■ RECORDS SHOWN:

######

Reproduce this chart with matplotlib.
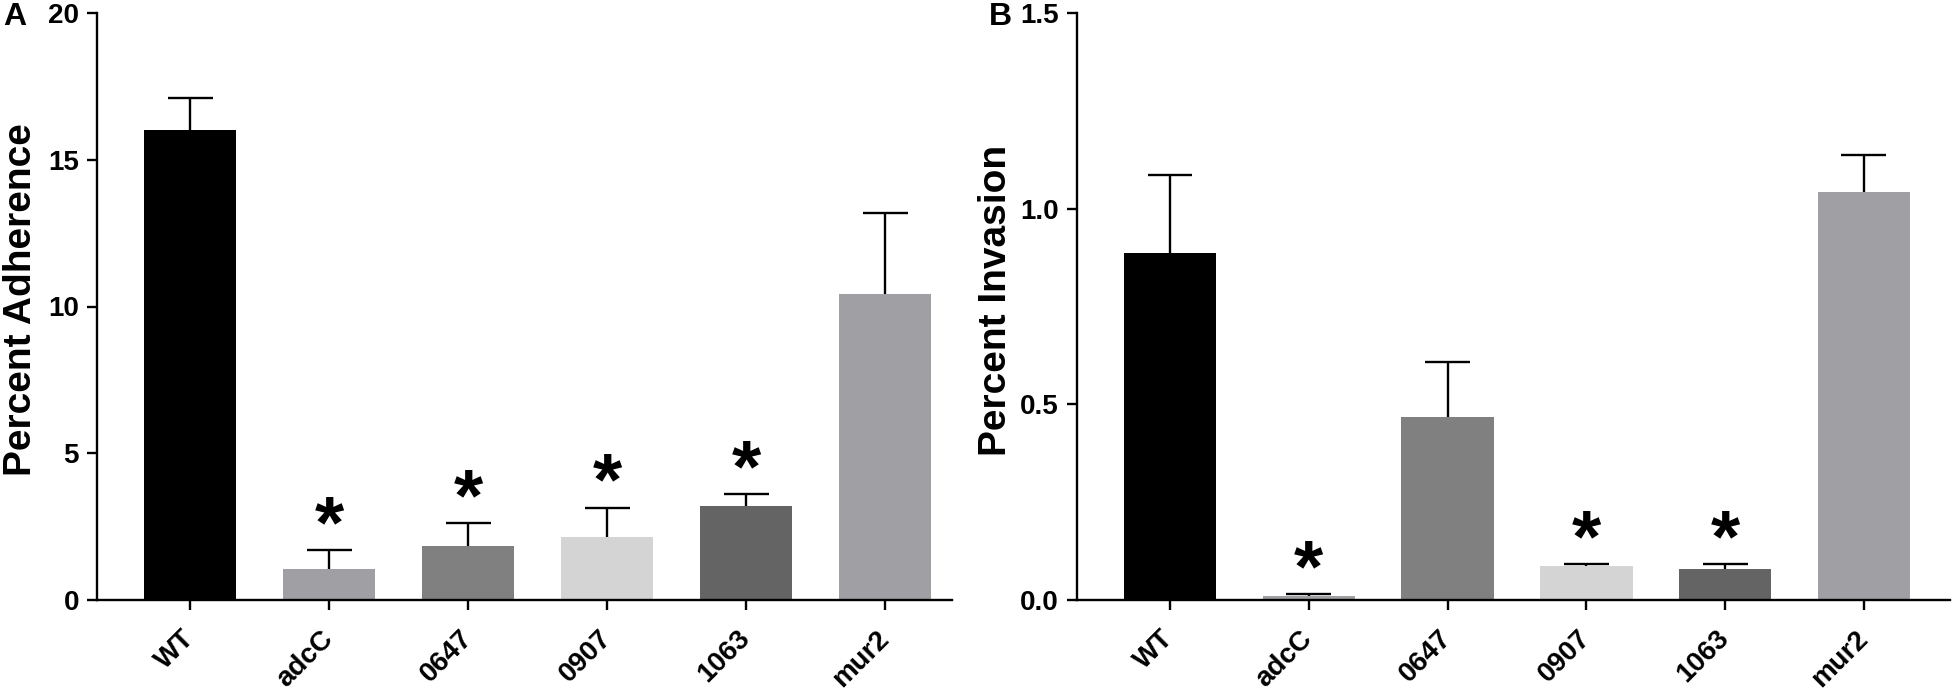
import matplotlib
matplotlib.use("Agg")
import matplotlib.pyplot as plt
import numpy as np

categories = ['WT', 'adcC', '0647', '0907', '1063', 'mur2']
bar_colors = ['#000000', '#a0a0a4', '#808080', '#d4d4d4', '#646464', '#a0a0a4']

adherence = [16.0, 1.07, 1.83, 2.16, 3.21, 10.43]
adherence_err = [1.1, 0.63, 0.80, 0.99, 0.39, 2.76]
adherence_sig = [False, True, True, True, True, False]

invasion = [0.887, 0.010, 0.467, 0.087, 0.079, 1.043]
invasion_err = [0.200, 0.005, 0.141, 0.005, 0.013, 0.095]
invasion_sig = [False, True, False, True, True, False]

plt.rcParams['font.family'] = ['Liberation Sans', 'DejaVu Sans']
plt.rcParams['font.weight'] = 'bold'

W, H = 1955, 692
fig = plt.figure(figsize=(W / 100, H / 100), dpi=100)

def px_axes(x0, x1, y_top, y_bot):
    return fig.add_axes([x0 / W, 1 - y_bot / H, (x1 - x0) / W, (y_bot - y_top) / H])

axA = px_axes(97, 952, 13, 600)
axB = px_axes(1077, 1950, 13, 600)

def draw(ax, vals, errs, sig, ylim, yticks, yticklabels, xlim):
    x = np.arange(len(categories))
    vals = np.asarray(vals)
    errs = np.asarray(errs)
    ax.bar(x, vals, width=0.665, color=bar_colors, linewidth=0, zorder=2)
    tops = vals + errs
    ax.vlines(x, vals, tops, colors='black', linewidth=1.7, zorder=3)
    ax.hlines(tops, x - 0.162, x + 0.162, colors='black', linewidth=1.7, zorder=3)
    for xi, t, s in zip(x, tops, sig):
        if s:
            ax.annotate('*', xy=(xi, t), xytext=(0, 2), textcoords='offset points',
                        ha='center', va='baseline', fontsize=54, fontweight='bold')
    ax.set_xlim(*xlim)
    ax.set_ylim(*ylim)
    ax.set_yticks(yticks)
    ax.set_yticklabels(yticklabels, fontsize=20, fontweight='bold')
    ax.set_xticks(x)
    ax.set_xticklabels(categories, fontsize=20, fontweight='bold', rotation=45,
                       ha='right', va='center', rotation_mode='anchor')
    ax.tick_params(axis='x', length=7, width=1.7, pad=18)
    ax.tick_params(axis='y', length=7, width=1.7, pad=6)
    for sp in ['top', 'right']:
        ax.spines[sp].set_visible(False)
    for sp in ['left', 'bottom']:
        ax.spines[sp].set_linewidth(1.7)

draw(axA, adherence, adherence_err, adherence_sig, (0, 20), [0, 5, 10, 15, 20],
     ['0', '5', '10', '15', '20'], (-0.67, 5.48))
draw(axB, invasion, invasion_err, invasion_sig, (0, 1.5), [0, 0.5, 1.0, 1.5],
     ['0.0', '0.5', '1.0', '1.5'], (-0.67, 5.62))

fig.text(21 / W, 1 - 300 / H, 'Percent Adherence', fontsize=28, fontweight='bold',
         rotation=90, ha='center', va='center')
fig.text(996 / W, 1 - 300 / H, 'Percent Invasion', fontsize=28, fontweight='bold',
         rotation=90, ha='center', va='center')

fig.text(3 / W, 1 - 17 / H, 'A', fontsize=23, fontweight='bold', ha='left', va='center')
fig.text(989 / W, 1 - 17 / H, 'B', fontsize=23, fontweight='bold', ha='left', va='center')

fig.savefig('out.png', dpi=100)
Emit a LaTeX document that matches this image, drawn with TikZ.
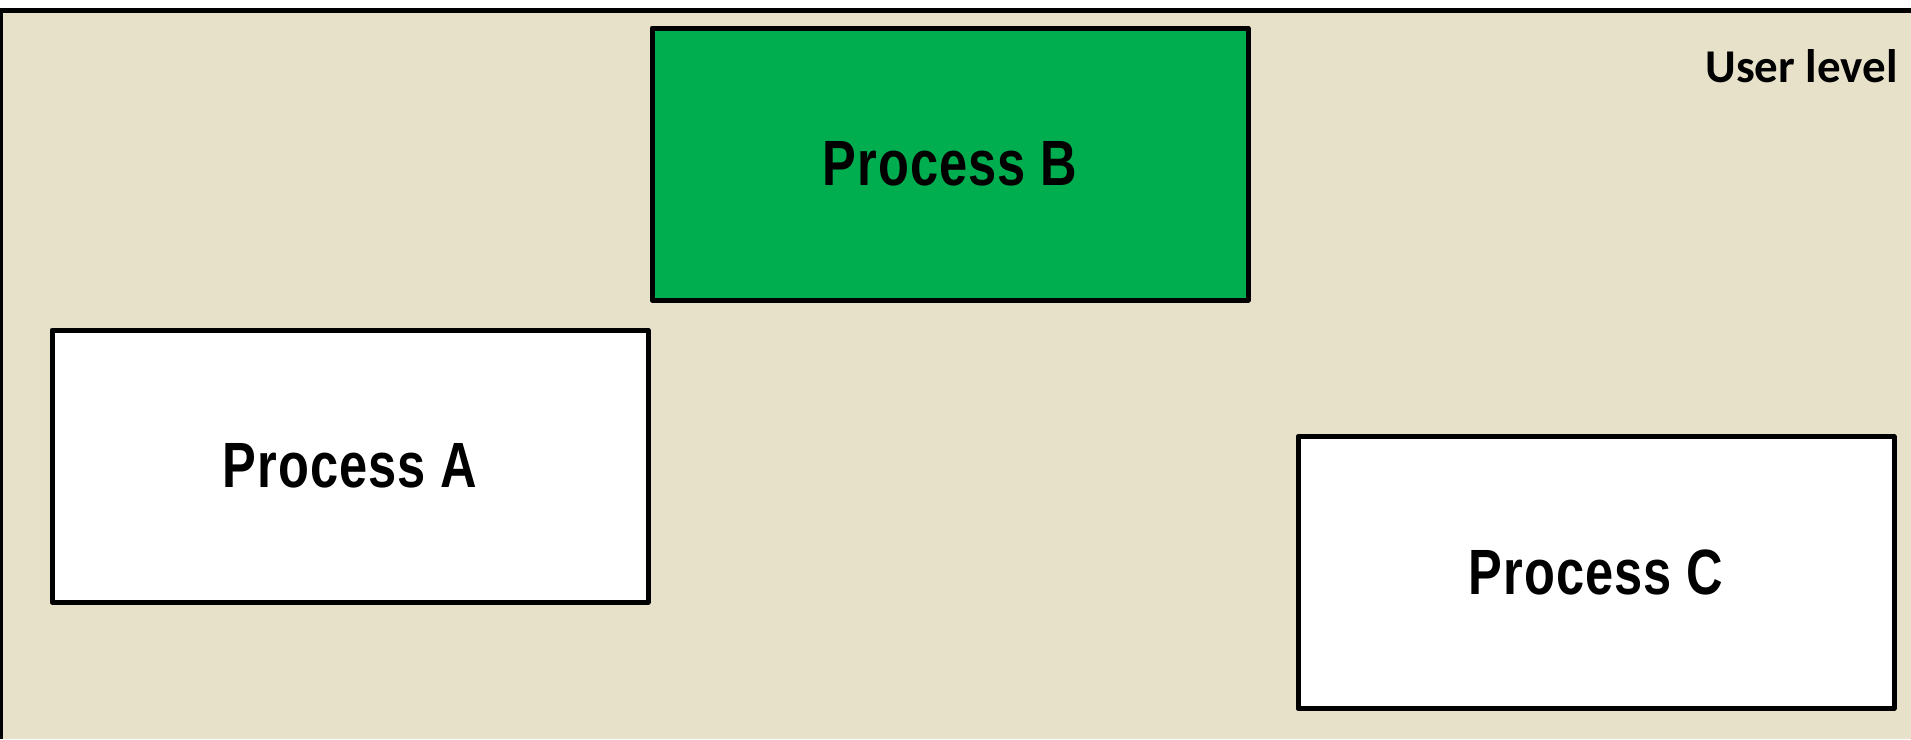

######

■ WHAT TO PRODUCE:
Every line from the start of the listing above through the line with "axB = px_axes(1077, 1950, 13, 600)" should be repeated exactly; skip the pictures and add nothing else.

■ OUTPUT FOR THIS EXERCISE:
Reproduce this chart with matplotlib.
import matplotlib
matplotlib.use("Agg")
import matplotlib.pyplot as plt
import numpy as np

categories = ['WT', 'adcC', '0647', '0907', '1063', 'mur2']
bar_colors = ['#000000', '#a0a0a4', '#808080', '#d4d4d4', '#646464', '#a0a0a4']

adherence = [16.0, 1.07, 1.83, 2.16, 3.21, 10.43]
adherence_err = [1.1, 0.63, 0.80, 0.99, 0.39, 2.76]
adherence_sig = [False, True, True, True, True, False]

invasion = [0.887, 0.010, 0.467, 0.087, 0.079, 1.043]
invasion_err = [0.200, 0.005, 0.141, 0.005, 0.013, 0.095]
invasion_sig = [False, True, False, True, True, False]

plt.rcParams['font.family'] = ['Liberation Sans', 'DejaVu Sans']
plt.rcParams['font.weight'] = 'bold'

W, H = 1955, 692
fig = plt.figure(figsize=(W / 100, H / 100), dpi=100)

def px_axes(x0, x1, y_top, y_bot):
    return fig.add_axes([x0 / W, 1 - y_bot / H, (x1 - x0) / W, (y_bot - y_top) / H])

axA = px_axes(97, 952, 13, 600)
axB = px_axes(1077, 1950, 13, 600)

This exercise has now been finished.